Attractive exercise clothes don't help the tedium or sheer hatefulness of exercise, but they do help mitigate the indignity of it all. My morning feeling of "Blah, ugh, I have to go exercise!" is now accompanied by a tiny little glimmer of "But I get to wear my purple bra!" While it doesn't make the process pleasant, it does make it less unpleasant.

If, like me, you feel utterly disgusting and hideous while exercise, I do recommend getting something attractive and flattering to wear. It does help, more than I would have expected.

Sunday, October 09, 2011

What if some people are better at materialism than others?

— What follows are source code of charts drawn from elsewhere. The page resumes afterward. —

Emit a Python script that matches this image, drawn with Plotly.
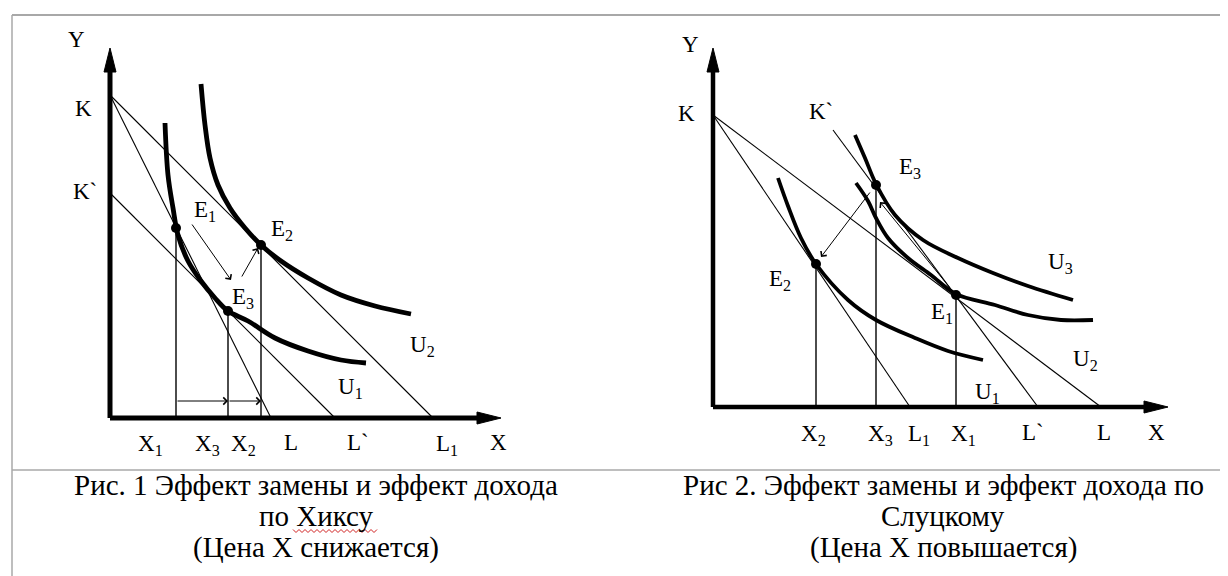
import plotly.graph_objects as go

W, H = 1228, 576
FONT = "Liberation Serif, Times New Roman, DejaVu Serif, serif"

# ---------------- Panel 1 (Hicks): local units, origin at axis crossing ----------------
p1_origin = (102, 410)
p1_x_tip, p1_y_tip = 391, 370
p1_K, p1_Kp = 323, 225            # intercepts on Y
p1_L, p1_Lp, p1_L1 = 161, 225, 323  # intercepts on X
p1_U1_x = [55, 58, 63, 68, 78, 91, 105, 118, 138, 165, 198, 231, 256]
p1_U1_y = [295, 243, 210, 183, 157, 137, 120, 107, 97, 80, 67, 58, 55]
p1_U2_x = [91, 95, 100, 108, 120, 135, 151, 171, 198, 231, 265, 301]
p1_U2_y = [334, 293, 260, 233, 210, 190, 173, 157, 140, 123, 112, 104]
p1_E_x = [66, 151, 118]
p1_E_y = [190, 173, 107]
p1_arrows = [  # (x_from, y_from, x_to, y_to)
    (66, 17, 118, 17), (118, 17, 151, 17),
    (81, 195, 121, 138), (131, 140, 148, 170)]
p1_labels = [
    ("Y", -34, 379), ("K", -27, 310), ("K`", -25, 227),
    ("E<sub>1</sub>", 95, 207), ("E<sub>2</sub>", 172, 188), ("E<sub>3</sub>", 133, 120),
    ("U<sub>2</sub>", 312, 72), ("U<sub>1</sub>", 240, 30),
    ("X<sub>1</sub>", 40, -27), ("X<sub>3</sub>", 97, -27), ("X<sub>2</sub>", 133, -27),
    ("L", 181, -24), ("L`", 248, -24), ("L<sub>1</sub>", 337, -27), ("X", 388, -24)]

# ---------------- Panel 2 (Slutsky) ----------------
p2_origin = (705, 399)
p2_x_tip, p2_y_tip = 455, 359
p2_K = 292
p2_L1, p2_L = 197, 388
p2_Kp_start = (120, 277)
p2_Lp = 325
p2_U1_x = [65, 75, 88, 103, 135, 163, 202, 235, 270]
p2_U1_y = [229, 201, 169, 143, 107, 87, 69, 56, 47]
p2_U2_x = [143, 155, 163, 175, 195, 218, 243, 282, 315, 348, 380]
p2_U2_y = [224, 206, 189, 169, 149, 132, 113, 102, 92, 87, 87]
p2_U3_x = [142, 152, 163, 182, 210, 245, 280, 315, 360]
p2_U3_y = [272, 249, 223, 192, 167, 149, 134, 121, 107]
p2_E_x = [243, 103, 163]
p2_E_y = [112, 143, 222]
p2_arrows = [(158, 216, 108, 150), (238, 118, 167, 205)]
p2_labels = [
    ("Y", -23, 363), ("K", -27, 294), ("K`", 108, 296),
    ("E<sub>3</sub>", 197, 239), ("E<sub>2</sub>", 67, 127), ("E<sub>1</sub>", 229, 94),
    ("U<sub>3</sub>", 347, 144), ("U<sub>2</sub>", 372, 47), ("U<sub>1</sub>", 274, 14),
    ("X<sub>2</sub>", 100, -28), ("X<sub>3</sub>", 167, -28), ("L<sub>1</sub>", 206, -28),
    ("X<sub>1</sub>", 250, -28), ("L`", 320, -25), ("L", 391, -25), ("X", 443, -25)]

captions_left = ["Рис. 1 Эффект замены и эффект дохода", "по Хиксу", "(Цена X снижается)"]
captions_right = ["Рис 2. Эффект замены и эффект дохода по", "Слуцкому", "(Цена X повышается)"]

HEAD_LEN, HEAD_HALF = 24, 6
AXIS_W, CURVE_W, THIN_W = 5, 4.8, 1.1

fig = go.Figure()


def add_line(xs, ys, xa, ya, width, shape="linear"):
    fig.add_trace(go.Scatter(x=xs, y=ys, mode="lines", xaxis=xa, yaxis=ya,
                             line=dict(color="black", width=width, shape=shape),
                             hoverinfo="skip", showlegend=False))


def add_axes(x_tip, y_tip, xa, ya, w):
    add_line([0, x_tip - HEAD_LEN + 4], [0, 0], xa, ya, w)
    add_line([0, 0], [0, y_tip - HEAD_LEN + 4], xa, ya, w)
    for px, py in ([[x_tip - HEAD_LEN, x_tip, x_tip - HEAD_LEN, x_tip - HEAD_LEN],
                    [HEAD_HALF, 0, -HEAD_HALF, HEAD_HALF]],
                   [[-HEAD_HALF, 0, HEAD_HALF, -HEAD_HALF],
                    [y_tip - HEAD_LEN, y_tip, y_tip - HEAD_LEN, y_tip - HEAD_LEN]]):
        fig.add_trace(go.Scatter(x=px, y=py, mode="lines", fill="toself", fillcolor="black",
                                 xaxis=xa, yaxis=ya, line=dict(color="black", width=1),
                                 hoverinfo="skip", showlegend=False))


annotations = []


def add_arrows(arrows, xr, yr):
    for x0, y0, x1, y1 in arrows:
        annotations.append(dict(x=x1, y=y1, ax=x0, ay=y0, xref=xr, yref=yr, axref=xr, ayref=yr,
                                text="", showarrow=True, arrowhead=4, arrowsize=1.4,
                                arrowwidth=1, arrowcolor="black", standoff=0))


def add_labels(labels, xr, yr):
    for t, x, y in labels:
        annotations.append(dict(x=x, y=y, xref=xr, yref=yr, text=t, showarrow=False,
                                font=dict(family=FONT, size=23, color="black"),
                                xanchor="center", yanchor="middle"))


# ---- panel 1 ----
add_axes(p1_x_tip, p1_y_tip, "x", "y", AXIS_W)
add_line([0, p1_L], [p1_K, 0], "x", "y", THIN_W)
add_line([0, p1_L1], [p1_K, 0], "x", "y", THIN_W)
add_line([0, p1_Lp], [p1_Kp, 0], "x", "y", THIN_W)
for ex, ey in zip(p1_E_x, p1_E_y):
    add_line([ex, ex], [0, ey], "x", "y", 1.4)
add_line(p1_U1_x, p1_U1_y, "x", "y", CURVE_W, "spline")
add_line(p1_U2_x, p1_U2_y, "x", "y", CURVE_W, "spline")
fig.add_trace(go.Scatter(x=p1_E_x, y=p1_E_y, mode="markers", xaxis="x", yaxis="y",
                         marker=dict(color="black", size=10), hoverinfo="skip", showlegend=False))
add_arrows(p1_arrows, "x", "y")
add_labels(p1_labels, "x", "y")

# ---- panel 2 ----
add_axes(p2_x_tip, p2_y_tip, "x2", "y2", 4.5)
add_line([0, p2_L1], [p2_K, 0], "x2", "y2", THIN_W)
add_line([0, p2_L], [p2_K, 0], "x2", "y2", THIN_W)
add_line([p2_Kp_start[0], p2_Lp], [p2_Kp_start[1], 0], "x2", "y2", THIN_W)
for ex, ey in zip(p2_E_x, p2_E_y):
    add_line([ex, ex], [0, ey], "x2", "y2", 1.4)
add_line(p2_U1_x, p2_U1_y, "x2", "y2", 3.8, "spline")
add_line(p2_U2_x, p2_U2_y, "x2", "y2", 3.8, "spline")
add_line(p2_U3_x, p2_U3_y, "x2", "y2", 3.8, "spline")
fig.add_trace(go.Scatter(x=p2_E_x, y=p2_E_y, mode="markers", xaxis="x2", yaxis="y2",
                         marker=dict(color="black", size=10), hoverinfo="skip", showlegend=False))
add_arrows(p2_arrows, "x2", "y2")
add_labels(p2_labels, "x2", "y2")

# ---- captions ----
CAP_SIZE = 29
cap_y = [477, 508, 539]
for lines, cx in ((captions_left, 308), (captions_right, 935)):
    for t, cy in zip(lines, cap_y):
        annotations.append(dict(x=cx / W, y=1 - cy / H, xref="paper", yref="paper", text=t,
                                showarrow=False, xanchor="center", yanchor="middle",
                                font=dict(family=FONT, size=CAP_SIZE, color="black")))

# frame and separator
frame_col = "#a8a8a8"
shapes = [
    dict(type="line", xref="paper", yref="paper", x0=4 / W, x1=1225 / W, y0=1 - 7 / H, y1=1 - 7 / H,
         line=dict(color=frame_col, width=2)),
    dict(type="line", xref="paper", yref="paper", x0=4 / W, x1=4 / W, y0=1 - 7 / H, y1=0,
         line=dict(color=frame_col, width=1.5)),
    dict(type="line", xref="paper", yref="paper", x0=1224 / W, x1=1224 / W, y0=1 - 7 / H, y1=0,
         line=dict(color=frame_col, width=1.5)),
    dict(type="line", xref="paper", yref="paper", x0=4 / W, x1=1225 / W, y0=1 - 462 / H, y1=1 - 462 / H,
         line=dict(color=frame_col, width=1.5)),
]

# red spell-check wavy underline under "Хиксу"
wx0, wx1, wy, step, amp = 285, 371, 523, 3, 1.5
pts = []
xw, k = wx0, 0
while xw <= wx1:
    pts.append((xw, wy + (amp if k % 2 else -amp)))
    xw += step
    k += 1
path = "M" + " L".join(f"{x},{H - y}" for x, y in pts)
shapes.append(dict(type="path", xref="x3", yref="y3", path=path,
                   line=dict(color="#d02020", width=1)))

ax_common = dict(visible=False, showgrid=False, zeroline=False, fixedrange=True)
fig.update_layout(
    width=W, height=H, margin=dict(l=0, r=0, t=0, b=0),
    paper_bgcolor="white", plot_bgcolor="white", showlegend=False,
    xaxis=dict(range=[-p1_origin[0], W - p1_origin[0]], domain=[0, 1], **ax_common),
    yaxis=dict(range=[-(H - p1_origin[1]), p1_origin[1]], domain=[0, 1], **ax_common),
    xaxis2=dict(range=[-p2_origin[0], W - p2_origin[0]], overlaying="x", anchor="y2", **ax_common),
    yaxis2=dict(range=[-(H - p2_origin[1]), p2_origin[1]], overlaying="y", anchor="x2", **ax_common),
    xaxis3=dict(range=[0, W], overlaying="x", anchor="y3", **ax_common),
    yaxis3=dict(range=[0, H], overlaying="y", anchor="x3", **ax_common),
    annotations=annotations, shapes=shapes,
)

fig.write_html("out.html")
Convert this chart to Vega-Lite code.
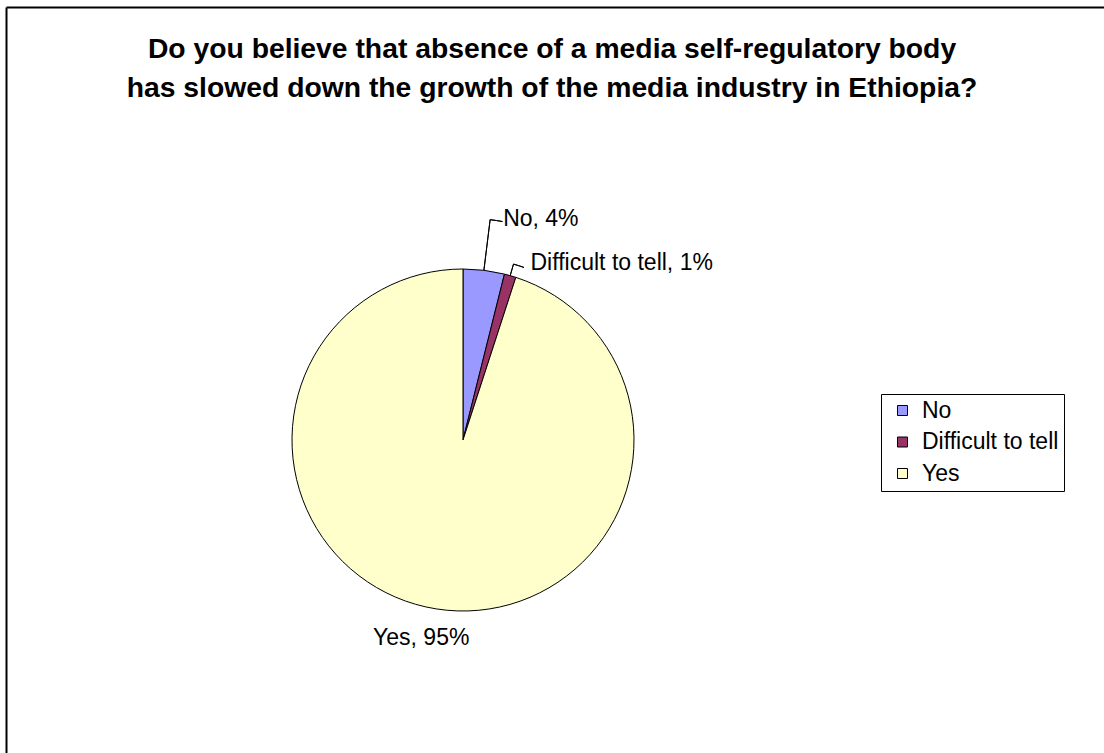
{
  "$schema": "https://vega.github.io/schema/vega-lite/v6.json",
  "width": 1098,
  "height": 746,
  "autosize": {"type": "none"},
  "padding": {"left": 6, "top": 7, "right": 0, "bottom": 0},
  "background": "white",
  "config": {"view": {"stroke": null}, "font": "Liberation Sans"},
  "title": {
    "text": ["Do you believe that absence of a media self-regulatory body", "has slowed down the growth of the media industry in Ethiopia?"],
    "fontSize": 28.3,
    "font": "Liberation Sans",
    "fontWeight": "bold",
    "color": "black",
    "anchor": "middle",
    "frame": "group",
    "offset": -96,
    "dx": -3,
    "lineHeight": 39
  },
  "data": {
    "values": [
      {"category": "No", "value": 3.9},
      {"category": "Difficult to tell", "value": 1.1},
      {"category": "Yes", "value": 95}
    ]
  },
  "transform": [
    {"window": [{"op": "sum", "field": "value", "as": "end"}], "frame": [null, 0]},
    {"calculate": "datum.end - datum.value", "as": "start"},
    {"calculate": "datum.end - datum.value / 2", "as": "mid"},
    {"calculate": "datum.category + ', ' + format(datum.value / 100, '.0%')", "as": "label"}
  ],
  "encoding": {
    "x": {
      "datum": 0.41621,
      "type": "quantitative",
      "scale": {"domain": [0, 1], "nice": false, "zero": false},
      "axis": {"orient": "top", "title": null, "labels": false, "ticks": false, "grid": false, "domain": true, "domainColor": "black", "domainWidth": 2}
    },
    "y": {
      "datum": 0.41957,
      "type": "quantitative",
      "scale": {"domain": [0, 1], "nice": false, "zero": false},
      "axis": {"orient": "left", "title": null, "labels": false, "ticks": false, "grid": false, "domain": true, "domainColor": "black", "domainWidth": 2}
    }
  },
  "layer": [
    {
      "mark": {"type": "arc", "outerRadius": 171, "stroke": "black", "strokeWidth": 1, "opacity": 1},
      "encoding": {
        "theta": {"field": "start", "type": "quantitative", "stack": null, "scale": {"domain": [0, 100]}},
        "theta2": {"field": "end"},
        "color": {
          "field": "category",
          "type": "nominal",
          "scale": {"domain": ["No", "Difficult to tell", "Yes"], "range": ["#9999FF", "#993366", "#FFFFCC"]},
          "legend": {
            "orient": "none",
            "legendX": 875,
            "legendY": 387,
            "title": null,
            "symbolType": "square",
            "symbolSize": 100,
            "symbolStrokeColor": "black",
            "symbolStrokeWidth": 1,
            "symbolOpacity": 1,
            "symbolOffset": 5,
            "labelFontSize": 23,
            "labelFont": "Liberation Sans",
            "labelColor": "black",
            "strokeColor": "black",
            "fillColor": "white",
            "padding": 5,
            "rowPadding": 7.5,
            "labelOffset": 8,
            "labelLimit": 300
          }
        }
      }
    },
    {
      "transform": [{"filter": "datum.category == 'No'"}, {"calculate": "datum.mid + 0.9", "as": "tickEnd"}],
      "layer": [
        {
          "mark": {"type": "arc", "innerRadius": 171, "outerRadius": 222, "stroke": "black", "strokeWidth": 1, "fillOpacity": 0},
          "encoding": {"theta": {"field": "mid", "type": "quantitative", "stack": null}, "theta2": {"field": "mid"}}
        },
        {
          "mark": {"type": "arc", "innerRadius": 222, "outerRadius": 222, "stroke": "black", "strokeWidth": 1, "fillOpacity": 0},
          "encoding": {"theta": {"field": "mid", "type": "quantitative", "stack": null}, "theta2": {"field": "tickEnd"}}
        },
        {
          "mark": {"type": "text", "radius": 222, "align": "left", "baseline": "middle", "dx": 13, "dy": -1, "fontSize": 23, "font": "Liberation Sans", "color": "black"},
          "encoding": {"theta": {"field": "mid", "type": "quantitative", "stack": null}, "text": {"field": "label"}}
        }
      ]
    },
    {
      "transform": [{"filter": "datum.category == 'Difficult to tell'"}, {"calculate": "datum.mid + 0.95", "as": "tickEnd"}],
      "layer": [
        {
          "mark": {"type": "arc", "innerRadius": 171, "outerRadius": 183, "stroke": "black", "strokeWidth": 1, "fillOpacity": 0},
          "encoding": {"theta": {"field": "mid", "type": "quantitative", "stack": null}, "theta2": {"field": "mid"}}
        },
        {
          "mark": {"type": "arc", "innerRadius": 183, "outerRadius": 183, "stroke": "black", "strokeWidth": 1, "fillOpacity": 0},
          "encoding": {"theta": {"field": "mid", "type": "quantitative", "stack": null}, "theta2": {"field": "tickEnd"}}
        },
        {
          "mark": {"type": "text", "radius": 183, "align": "left", "baseline": "middle", "dx": 17, "dy": -1, "fontSize": 23, "font": "Liberation Sans", "color": "black"},
          "encoding": {"theta": {"field": "mid", "type": "quantitative", "stack": null}, "text": {"field": "label"}}
        }
      ]
    },
    {
      "transform": [{"filter": "datum.category == 'Yes'"}],
      "mark": {"type": "text", "radius": 203, "align": "center", "baseline": "middle", "dx": -10, "dy": -3, "fontSize": 23, "font": "Liberation Sans", "color": "black"},
      "encoding": {"theta": {"field": "mid", "type": "quantitative", "stack": null}, "text": {"field": "label"}}
    }
  ]
}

Some people think that money, or accruing material objects, doesn't lead to happiness. My personal experience is that it my money and my material possessions do make me happy. There are a lot of opinions about this in the world, but most of them (including what I've blogged previously on the subject) are rather absolutist, in that they assume it applies to everyone the same way.

But what if it doesn't?

The first possibility that comes to mind is that different people gain different degrees of happiness from materialism. But sometimes I hear people saying materialism doesn't lead to happiness in the first person, i.e. describing how they would purchase material goods thinking it would make them happy, but it didn't.

I've never had that happen to me. How does that even happen? How do you not know that something isn't going to make you happy, and how does this happen repeatedly?

Which leads to the second possibility: what if some people are better at materialism than others? What if some of us are good at judging in advance what material possessions will make us happy, whereas others are just purchasing stuff willy-nilly or are easily deluded regarding what will make them happy?